PUBLIC TRANSIT/A critical connection
Forty-six years after transit officials first envisioned building a high-speed rail connection from San Francisco to the city’s airport, their dream became reality. In June 2003, Bay Area Rapid Transit (BART) opened an 8.7-mile extension of its heavy rail system to the San Francisco International Airport. The $1.48 billion project, which took five years to complete, included the construction of an underground subway, aerial bridge structures and transit stations.
When BART was created in 1957, transit officials began planning a high-speed rail network that would connect the geographically diverse region and move passengers through the San Francisco metropolitan area. Steadily, the agency built the transit network components to meet demand for service, opening the first 75-mile leg in 1972.
In 1991, BART was selected by the Federal Transit Administration’s (FTA) Turnkey Demonstration Program to test new procurement contracting practices for major transit projects during the construction of the extension to the airport from an existing BART station at Colma. Plans for the extension included constructing 6.1 miles of subway tunnel and four transit stations. The BART stations would be situated at South San Francisco, San Bruno, and San Francisco International Airport, and an intermodal station at Millbrae would connect BART with the Caltrain commuter rail system that extends 180 miles from San Francisco to San Jose.
The federal program required that BART consolidate several contracts for the extension into a few design/build or design/build/operate contracts. In 1998, three out of four major design-build contracts for the extension were awarded to a team consisting of Sylmar, Calif.-based Tutor-Saliba/Slattery, a general contractor, and Kansas City, Mo.-based HNTB, a design firm.
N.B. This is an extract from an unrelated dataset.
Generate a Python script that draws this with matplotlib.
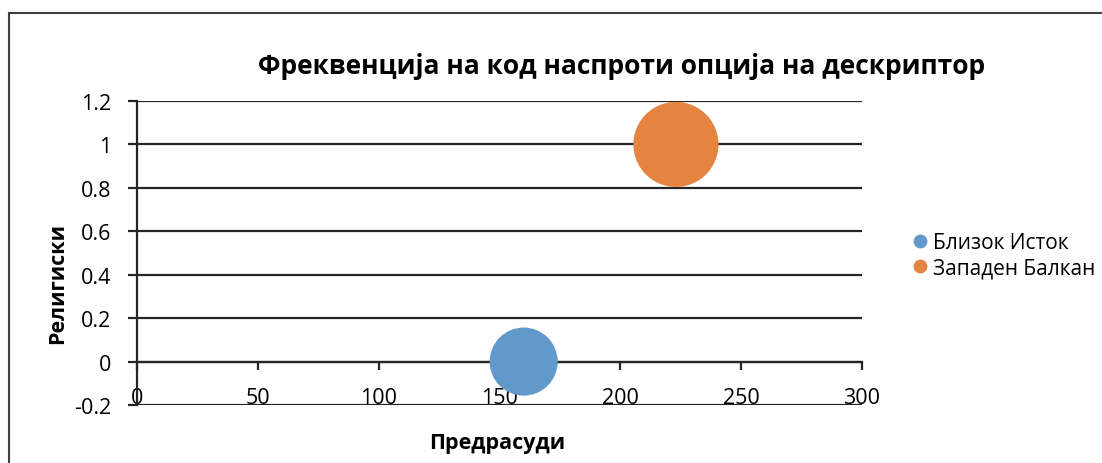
import matplotlib
matplotlib.use("Agg")
import matplotlib.pyplot as plt
from matplotlib.patches import Rectangle
from matplotlib.lines import Line2D

plt.rcParams['font.family'] = ['Open Sans', 'DejaVu Sans']

# Bubble series: x = Предрасуди, y = Религиски, size = bubble size
series_names = ["Близок Исток", "Западен Балкан"]
x_values = [160, 223]
y_values = [0, 1]
bubble_sizes = [16, 25]
colors = ["#6199cb", "#e58340"]

x_ticks = [0, 50, 100, 150, 200, 250, 300]
y_ticks = [-0.2, 0, 0.2, 0.4, 0.6, 0.8, 1, 1.2]
y_tick_labels = ["-0.2", "0", "0.2", "0.4", "0.6", "0.8", "1", "1.2"]

W, H = 1102, 464
fig = plt.figure(figsize=(W / 100, H / 100), dpi=100)

# outer chart frame
fig.add_artist(Rectangle((9 / W, -0.1), 1.2, (H - 14) / H + 0.1,
                         transform=fig.transFigure, fill=False,
                         edgecolor="#404040", linewidth=1.5))

ax = fig.add_axes([137 / W, 1 - 406 / H, (862 - 137) / W, (406 - 102) / H])
ax.set_xlim(0, 300)
ax.set_ylim(-0.2, 1.2)

line_col = "#252525"
for yv in y_ticks:
    ax.axhline(yv, color=line_col, linewidth=1.6, zorder=1)

for s in ["top", "right"]:
    ax.spines[s].set_visible(False)
ax.spines["left"].set_color(line_col)
ax.spines["left"].set_linewidth(1.6)
ax.spines["bottom"].set_position(("data", 0))
ax.spines["bottom"].set_color(line_col)
ax.spines["bottom"].set_linewidth(1.6)

ax.set_xticks(x_ticks)
ax.set_xticklabels([str(v) for v in x_ticks])
ax.set_yticks(y_ticks)
ax.set_yticklabels(y_tick_labels)
ax.tick_params(axis="x", direction="out", length=6, width=1.6, color=line_col,
               labelsize=15.5, pad=12.5)
ax.tick_params(axis="y", direction="out", length=6.5, width=1.6, color=line_col,
               labelsize=15.5, pad=12)

k = 150.0
ax.scatter(x_values, y_values, s=[b * k for b in bubble_sizes], c=colors,
           zorder=3, linewidths=0, clip_on=False)

fig.text(622 / W, 1 - 67 / H, "Фреквенција на код наспроти опција на дескриптор",
         ha="center", va="center", fontsize=19, fontweight="bold")
fig.text(497 / W, 1 - 444 / H, "Предрасуди", ha="center", va="center",
         fontsize=15.5, fontweight="bold")
fig.text(58 / W, 1 - 283 / H, "Религиски", ha="center", va="center",
         rotation=90, fontsize=15.5, fontweight="bold")

handles = [Line2D([], [], linestyle="none", marker="o", markersize=10,
                  markerfacecolor=c, markeredgewidth=0) for c in colors]
fig.legend(handles, series_names, loc="center left",
           bbox_to_anchor=(914 / W, 1 - 256 / H), frameon=False, fontsize=15,
           handlelength=0.6, handletextpad=0.3, labelspacing=0.2,
           borderaxespad=0, borderpad=0)

fig.savefig("out.png", dpi=100)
The team received the Line, Trackwork and Systems contract; the San Bruno Station and Parking Structure contract; and the South San Francisco Station and Parking Structure contract.
When the team started design and construction of the subway tunnel, they encountered a unique set of challenges. The tunnel passed through the cities of Colma, South San Francisco, San Bruno and Millbrae and crossed under 20 existing city streets. To keep all local streets open to traffic and to avoid disturbing businesses and residences, the team built temporary bridges for automobiles to travel over the work sites.
During construction of a 1.2-mile aerial guideway from the Millbrae station to the San Francisco International Airport, the team had to develop environmental mitigation plans to preserve sensitive wetlands that served as habitats for endangered species. The team designed and built a temporary work platform upon which all construction activity took place to avoid disturbing the sensitive environment. Additionally, construction workers attended special endangered species and wetlands preservation training, and biological monitors patrolled the construction site to ensure protection of the endangered species and their habitat.
Since the extension’s opening in June, daily ridership has reached 25,000 trips per day, and officials expect ridership to reach 70,000 trips by 2010. More than 100,000 passengers boarded the new extension during its first week in service. “The newly opened extension will eliminate 10,000 daily automobile trips to the airport, significantly contributing to the region’s efforts to relieve traffic congestion and comply with air-quality attainment regulations,” says Mike Callan, a BART project manager for the extension.
The project was funded with $750 million from the FTA, $200 million from the San Francisco International Airport, $183.7 million from BART, $171 million from the San Mateo County Transit District, $152 million from the California Transportation Commission and $26.5 million from the Metropolitan Transportation Commission. The extension brings the total BART system to 104 miles with 43 stations, and its direct connection to the airport provides passengers with a new link to the rest of the world.